> **TASK OBJECTIVE**
Begin with the line containing "Generate a Python" and end with the line containing "y_ticks = [0, -2, -4, -6, -8, -10, -12]"; set down that block verbatim and nothing else.

> **INFORMATION GIVEN**
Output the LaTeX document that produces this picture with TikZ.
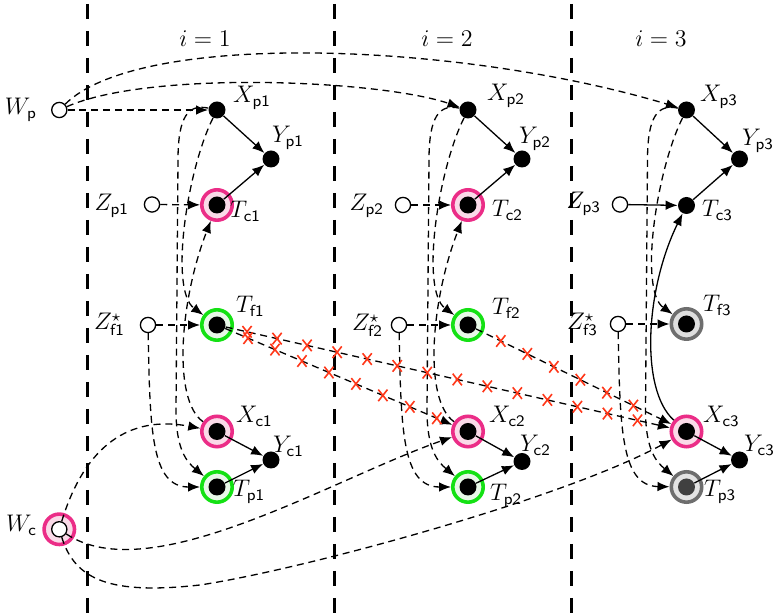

---

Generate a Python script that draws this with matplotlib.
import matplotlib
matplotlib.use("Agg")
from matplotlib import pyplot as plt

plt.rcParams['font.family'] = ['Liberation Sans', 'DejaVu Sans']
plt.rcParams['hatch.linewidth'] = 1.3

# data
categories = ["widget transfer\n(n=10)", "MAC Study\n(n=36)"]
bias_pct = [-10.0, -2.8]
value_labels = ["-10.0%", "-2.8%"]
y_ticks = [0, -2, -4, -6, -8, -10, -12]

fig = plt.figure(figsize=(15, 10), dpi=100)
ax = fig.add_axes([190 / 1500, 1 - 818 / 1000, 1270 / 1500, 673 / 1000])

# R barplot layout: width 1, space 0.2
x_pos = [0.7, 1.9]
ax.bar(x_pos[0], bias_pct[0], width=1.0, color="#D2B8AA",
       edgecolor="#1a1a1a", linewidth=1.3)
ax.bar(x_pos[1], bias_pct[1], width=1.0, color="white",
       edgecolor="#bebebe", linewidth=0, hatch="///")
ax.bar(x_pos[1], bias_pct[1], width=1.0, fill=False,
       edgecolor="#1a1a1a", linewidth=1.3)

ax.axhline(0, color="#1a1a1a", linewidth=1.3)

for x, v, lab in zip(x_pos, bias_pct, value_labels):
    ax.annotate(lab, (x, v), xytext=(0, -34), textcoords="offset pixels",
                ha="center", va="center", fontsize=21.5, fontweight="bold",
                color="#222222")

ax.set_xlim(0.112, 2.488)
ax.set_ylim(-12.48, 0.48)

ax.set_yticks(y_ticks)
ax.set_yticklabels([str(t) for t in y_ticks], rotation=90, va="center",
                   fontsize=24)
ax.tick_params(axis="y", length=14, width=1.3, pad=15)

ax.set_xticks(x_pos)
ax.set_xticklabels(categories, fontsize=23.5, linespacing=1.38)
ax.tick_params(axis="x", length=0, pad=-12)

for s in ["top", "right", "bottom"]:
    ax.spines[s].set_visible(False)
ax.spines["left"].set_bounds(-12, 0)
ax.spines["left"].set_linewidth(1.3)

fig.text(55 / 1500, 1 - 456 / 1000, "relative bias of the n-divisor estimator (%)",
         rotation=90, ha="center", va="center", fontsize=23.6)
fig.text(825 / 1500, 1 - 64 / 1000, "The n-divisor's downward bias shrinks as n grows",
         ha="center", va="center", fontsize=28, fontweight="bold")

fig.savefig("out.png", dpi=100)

---

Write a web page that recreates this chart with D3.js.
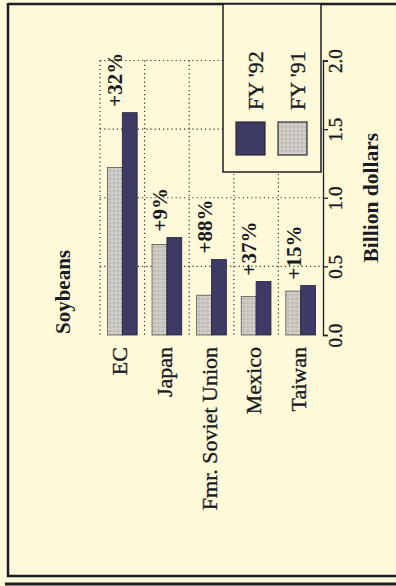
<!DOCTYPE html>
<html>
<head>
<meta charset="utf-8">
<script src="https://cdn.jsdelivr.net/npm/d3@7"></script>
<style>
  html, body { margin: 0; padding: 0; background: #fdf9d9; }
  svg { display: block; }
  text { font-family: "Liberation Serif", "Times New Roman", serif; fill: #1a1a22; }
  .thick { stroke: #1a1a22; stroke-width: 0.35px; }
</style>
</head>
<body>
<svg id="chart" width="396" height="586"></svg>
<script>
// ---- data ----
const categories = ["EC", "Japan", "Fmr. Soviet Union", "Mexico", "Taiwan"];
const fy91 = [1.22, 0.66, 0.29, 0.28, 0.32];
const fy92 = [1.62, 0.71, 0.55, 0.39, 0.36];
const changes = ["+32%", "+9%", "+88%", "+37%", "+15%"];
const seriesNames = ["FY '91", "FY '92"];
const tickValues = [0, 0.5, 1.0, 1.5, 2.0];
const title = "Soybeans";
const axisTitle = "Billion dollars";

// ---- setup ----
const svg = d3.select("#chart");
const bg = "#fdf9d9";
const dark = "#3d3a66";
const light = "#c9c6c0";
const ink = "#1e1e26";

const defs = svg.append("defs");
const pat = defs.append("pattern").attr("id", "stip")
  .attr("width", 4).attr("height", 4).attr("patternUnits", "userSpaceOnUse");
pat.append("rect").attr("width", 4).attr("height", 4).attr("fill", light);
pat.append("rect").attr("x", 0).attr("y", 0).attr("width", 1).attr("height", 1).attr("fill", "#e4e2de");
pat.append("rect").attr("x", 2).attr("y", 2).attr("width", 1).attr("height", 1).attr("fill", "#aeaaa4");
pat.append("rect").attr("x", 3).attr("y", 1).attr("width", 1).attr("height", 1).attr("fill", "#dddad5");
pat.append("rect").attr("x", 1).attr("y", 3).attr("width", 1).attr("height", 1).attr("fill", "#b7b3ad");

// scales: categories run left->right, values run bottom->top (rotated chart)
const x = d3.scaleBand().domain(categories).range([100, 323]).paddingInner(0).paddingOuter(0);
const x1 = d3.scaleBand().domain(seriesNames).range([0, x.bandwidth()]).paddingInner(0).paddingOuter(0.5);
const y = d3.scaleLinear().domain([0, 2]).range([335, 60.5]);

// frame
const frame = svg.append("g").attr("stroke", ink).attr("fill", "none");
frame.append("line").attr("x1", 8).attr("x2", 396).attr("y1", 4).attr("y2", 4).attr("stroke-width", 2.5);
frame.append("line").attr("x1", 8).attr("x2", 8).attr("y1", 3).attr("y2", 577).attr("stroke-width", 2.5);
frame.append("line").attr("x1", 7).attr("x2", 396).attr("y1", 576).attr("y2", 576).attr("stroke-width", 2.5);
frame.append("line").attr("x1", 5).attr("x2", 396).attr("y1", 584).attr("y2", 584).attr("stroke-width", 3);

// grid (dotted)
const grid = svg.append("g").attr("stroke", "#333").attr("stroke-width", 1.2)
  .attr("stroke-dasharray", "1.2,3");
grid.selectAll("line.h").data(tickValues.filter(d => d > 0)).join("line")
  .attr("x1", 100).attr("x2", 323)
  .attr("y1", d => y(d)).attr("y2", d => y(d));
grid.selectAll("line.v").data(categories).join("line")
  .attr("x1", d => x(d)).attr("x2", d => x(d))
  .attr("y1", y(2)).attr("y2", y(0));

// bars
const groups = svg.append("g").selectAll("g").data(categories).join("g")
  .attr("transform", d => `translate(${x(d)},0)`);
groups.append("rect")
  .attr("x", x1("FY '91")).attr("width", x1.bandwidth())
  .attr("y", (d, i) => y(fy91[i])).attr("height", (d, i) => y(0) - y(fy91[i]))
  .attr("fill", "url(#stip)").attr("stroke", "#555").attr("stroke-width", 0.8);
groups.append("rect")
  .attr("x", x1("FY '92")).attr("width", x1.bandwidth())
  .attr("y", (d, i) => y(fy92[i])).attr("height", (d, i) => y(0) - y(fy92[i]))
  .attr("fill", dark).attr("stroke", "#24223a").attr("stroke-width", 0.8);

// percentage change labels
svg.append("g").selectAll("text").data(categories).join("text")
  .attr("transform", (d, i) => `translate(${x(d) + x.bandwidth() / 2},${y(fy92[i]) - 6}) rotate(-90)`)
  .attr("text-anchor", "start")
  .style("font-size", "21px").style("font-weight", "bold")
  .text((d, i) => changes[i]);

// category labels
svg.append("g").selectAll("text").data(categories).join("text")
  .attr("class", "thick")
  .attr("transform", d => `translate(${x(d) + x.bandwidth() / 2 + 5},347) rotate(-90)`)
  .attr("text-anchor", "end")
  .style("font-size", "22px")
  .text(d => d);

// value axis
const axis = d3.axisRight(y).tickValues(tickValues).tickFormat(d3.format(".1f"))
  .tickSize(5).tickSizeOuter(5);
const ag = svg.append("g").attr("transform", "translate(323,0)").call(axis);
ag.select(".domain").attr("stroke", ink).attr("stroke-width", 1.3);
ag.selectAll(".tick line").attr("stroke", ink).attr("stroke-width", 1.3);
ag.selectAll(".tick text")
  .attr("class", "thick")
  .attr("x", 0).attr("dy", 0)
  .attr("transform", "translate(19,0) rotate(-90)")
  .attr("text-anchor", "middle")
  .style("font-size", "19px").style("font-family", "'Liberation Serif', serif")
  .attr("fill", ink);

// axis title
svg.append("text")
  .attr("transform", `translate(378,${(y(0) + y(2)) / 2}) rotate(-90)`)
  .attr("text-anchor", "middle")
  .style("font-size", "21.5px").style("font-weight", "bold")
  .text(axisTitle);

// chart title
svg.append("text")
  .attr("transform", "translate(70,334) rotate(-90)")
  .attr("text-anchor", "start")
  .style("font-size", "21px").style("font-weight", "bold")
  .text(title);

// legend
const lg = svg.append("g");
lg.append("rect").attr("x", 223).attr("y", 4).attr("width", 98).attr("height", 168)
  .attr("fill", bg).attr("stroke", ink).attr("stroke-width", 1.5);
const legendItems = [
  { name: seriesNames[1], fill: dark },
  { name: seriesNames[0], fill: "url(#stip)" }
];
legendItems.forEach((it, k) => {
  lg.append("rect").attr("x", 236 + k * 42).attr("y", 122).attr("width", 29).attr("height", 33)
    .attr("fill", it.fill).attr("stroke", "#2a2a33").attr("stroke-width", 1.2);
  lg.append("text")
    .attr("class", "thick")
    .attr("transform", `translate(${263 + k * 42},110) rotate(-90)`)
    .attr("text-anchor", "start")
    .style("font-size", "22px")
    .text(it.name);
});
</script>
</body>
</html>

> **ANSWER IN FULL**
Generate a Python script that draws this with matplotlib.
import matplotlib
matplotlib.use("Agg")
from matplotlib import pyplot as plt

plt.rcParams['font.family'] = ['Liberation Sans', 'DejaVu Sans']
plt.rcParams['hatch.linewidth'] = 1.3

# data
categories = ["widget transfer\n(n=10)", "MAC Study\n(n=36)"]
bias_pct = [-10.0, -2.8]
value_labels = ["-10.0%", "-2.8%"]
y_ticks = [0, -2, -4, -6, -8, -10, -12]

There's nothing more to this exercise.